Additionally, it would ban pension holidays in which government employers and employees stop contributing to pension funds. Those all are good and necessary reforms.
To guard against spiking, the governor says his package would require that pension calculations be based on workers' final three-year salary averages and include regular recurring pay only, not unused vacation pay, sick leave or overtime pay.
However, the anti-spiking provisions would apply to new hires only, meaning major savings would not be realized for years if not decades.
Retirement ages for full benefits would be increased to 57 for public safety employees and 67 for other government workers covered by the California Public Employees' Retirement System.
There is a significant catch, however.
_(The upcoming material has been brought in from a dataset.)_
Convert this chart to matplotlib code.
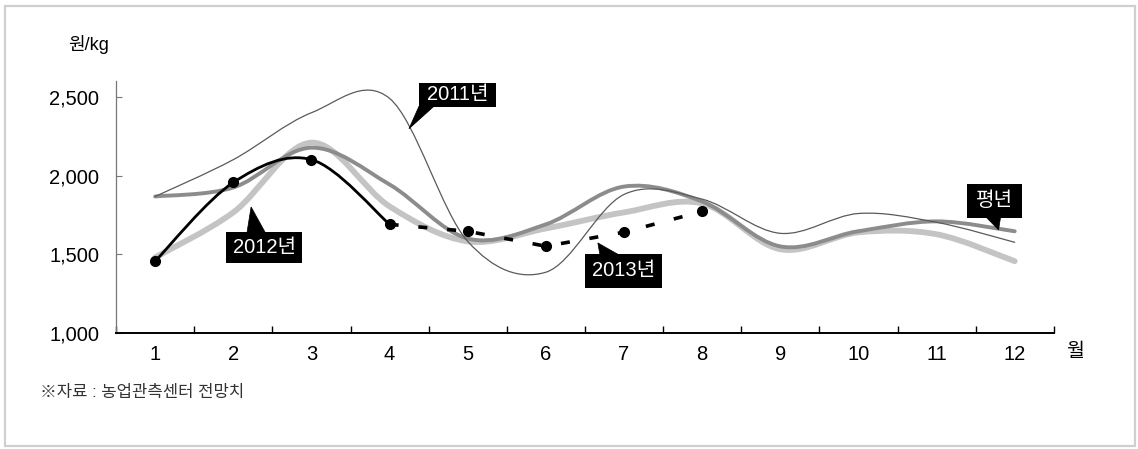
import numpy as np
import matplotlib
matplotlib.use("Agg")
import matplotlib.pyplot as plt
from matplotlib.path import Path
from matplotlib.patches import PathPatch, Rectangle, Polygon

plt.rcParams['font.family'] = ['Liberation Sans', 'Noto Sans CJK KR', 'DejaVu Sans']

# —–––– data (원/kg, by month) —––––
months = [1, 2, 3, 4, 5, 6, 7, 8, 9, 10, 11, 12]
price_2011 = [1867, 2101, 2399, 2490, 1582, 1386, 1880, 1850, 1633, 1759, 1703, 1576]
price_normal = [1867, 1924, 2177, 1943, 1600, 1690, 1930, 1835, 1550, 1646, 1709, 1646]
price_2012 = [1480, 1766, 2209, 1804, 1582, 1664, 1766, 1823, 1532, 1639, 1627, 1456]
months_2013 = [1, 2, 3, 4, 5, 6, 7, 8]
price_2013 = [1456, 1956, 2101, 1690, 1646, 1551, 1640, 1772]
n_actual_2013 = 4  # Jan-Apr actual, May-Aug outlook

y_ticks = [1000, 1500, 2000, 2500]
y_ticklabels = ['1,000', '1,500', '2,000', '2,500']


def smooth_path(xs, ys):
    # Catmull-Rom through the points, written as cubic bezier segments
    pts = np.column_stack([xs, ys]).astype(float)
    n = len(pts)
    verts = [pts[0]]
    codes = [Path.MOVETO]
    for i in range(n - 1):
        p0 = pts[i - 1] if i > 0 else pts[i]
        p1, p2 = pts[i], pts[i + 1]
        p3 = pts[i + 2] if i + 2 < n else pts[i + 1]
        verts += [p1 + (p2 - p0) / 6, p2 - (p3 - p1) / 6, p2]
        codes += [Path.CURVE4] * 3
    return Path(verts, codes)


def add_curve(ax, xs, ys, **kw):
    patch = PathPatch(smooth_path(xs, ys), fill=False, capstyle='round',
                      joinstyle='round', **kw)
    ax.add_patch(patch)
    return patch


fig = plt.figure(figsize=(11.38, 4.49), dpi=100)
fig.patches.append(Rectangle((0.004, 0.006), 0.993, 0.98, transform=fig.transFigure,
                             fill=False, ec='#cfcfcf', lw=1.6))

ax = fig.add_axes([0.102, 0.2584, 0.824, 0.561])
ax.set_xlim(0.5, 12.5)
ax.set_ylim(1000, 2600)

add_curve(ax, months, price_2012, ec='#c4c4c4', lw=4.2, zorder=2)
add_curve(ax, months, price_normal, ec='#8c8c8c', lw=2.8, zorder=3)
add_curve(ax, months, price_2011, ec='#5a5a5a', lw=0.9, zorder=4)

k = n_actual_2013
add_curve(ax, months_2013[:k], price_2013[:k], ec='black', lw=2.0, zorder=5)
ax.plot(months_2013[k - 1:], price_2013[k - 1:], color='black', lw=2.6,
        dashes=(2.5, 5.5), zorder=5)
ax.plot(months_2013, price_2013, 'o', color='black', ms=7, zorder=6)

# —–––– axes —––––
for s in ['top', 'right']:
    ax.spines[s].set_visible(False)
ax.spines['left'].set_color('#777777')
ax.spines['left'].set_linewidth(0.9)
ax.spines['bottom'].set_color('black')
ax.spines['bottom'].set_linewidth(1.4)

ax.set_yticks(y_ticks)
ax.set_yticklabels(y_ticklabels, fontsize=14.5)
ax.set_xticks(months)
ax.set_xticklabels([str(m) for m in months], fontsize=14.5)
ax.set_xticks(np.arange(0.5, 13, 1), minor=True)
ax.tick_params(axis='x', which='major', length=0, pad=9)
ax.tick_params(axis='x', which='minor', direction='in', length=5, width=1)
ax.tick_params(axis='y', direction='in', length=4, width=0.8, pad=12, color='#777777')

fig.text(0.06, 0.90, '원/kg', fontsize=13, va='center', ha='left')
fig.text(0.937, 0.215, '월', fontsize=14, va='center', ha='left')
fig.text(0.035, 0.125, '※자료 : 농업관측센터 전망치', fontsize=12, va='center', ha='left',
         color='#333333')

# —–––– callout labels: box (x0, x1, y0, y1) + pointer triangle —––––
def callout(text, box, pointer):
    x0, x1, y0, y1 = box
    ax.add_patch(Rectangle((x0, y0), x1 - x0, y1 - y0, fc='black', ec='none',
                           zorder=10, clip_on=False))
    ax.add_patch(Polygon(pointer, closed=True, fc='black', ec='black', lw=0.5,
                         zorder=10, clip_on=False))
    ax.text((x0 + x1) / 2, (y0 + y1) / 2, text, color='white', fontsize=14.5,
            ha='center', va='center', zorder=11)

callout('2011년', (4.376, 5.361, 2437, 2589),
        [(4.376, 2440), (4.568, 2440), (4.248, 2297)])
callout('2012년', (1.908, 2.880, 1445, 1642),
        [(2.176, 1640), (2.407, 1640), (2.228, 1801)])
callout('2013년', (6.499, 7.483, 1286, 1502),
        [(6.691, 1500), (6.921, 1500), (6.665, 1572)])
callout('평년', (11.384, 12.087, 1731, 1947),
        [(11.639, 1733), (11.818, 1733), (11.793, 1655)])

fig.savefig('out.png', dpi=100)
None of the formula rollbacks or retirement age increases would apply to charter cities that have their own pension systems and are not in CalPERS. That means that some of the state's biggest cities, including Los Angeles, San Jose, San Francisco and San Diego, are not included.
University of California employees, who have their own retirement system, also would not be covered.
Brown's package would hit some current workers by requiring that they contribute at least half of the cost of their retirement benefit.
If local governments can't win that 50 percent share standard at the bargaining table after five years, it could be imposed unilaterally.
The governor barely finished his pension reform announcement, when public employee union officials began denouncing it. One union leader called it "the largest rollback in providing secure retirements for teachers, firefighters and police in California history."
Given the exemptions and the fact that few reforms cover current workers, skeptics doubt union leaders are as troubled as they claim.
Before California enacts comprehensive pension reform, the public needs to know who is covered and what savings will be produced.
This issue is too important to be jammed through the Legislature in the last three days of the session. It would be better to hold a special session to allow legislators and public to know what's really in this reform.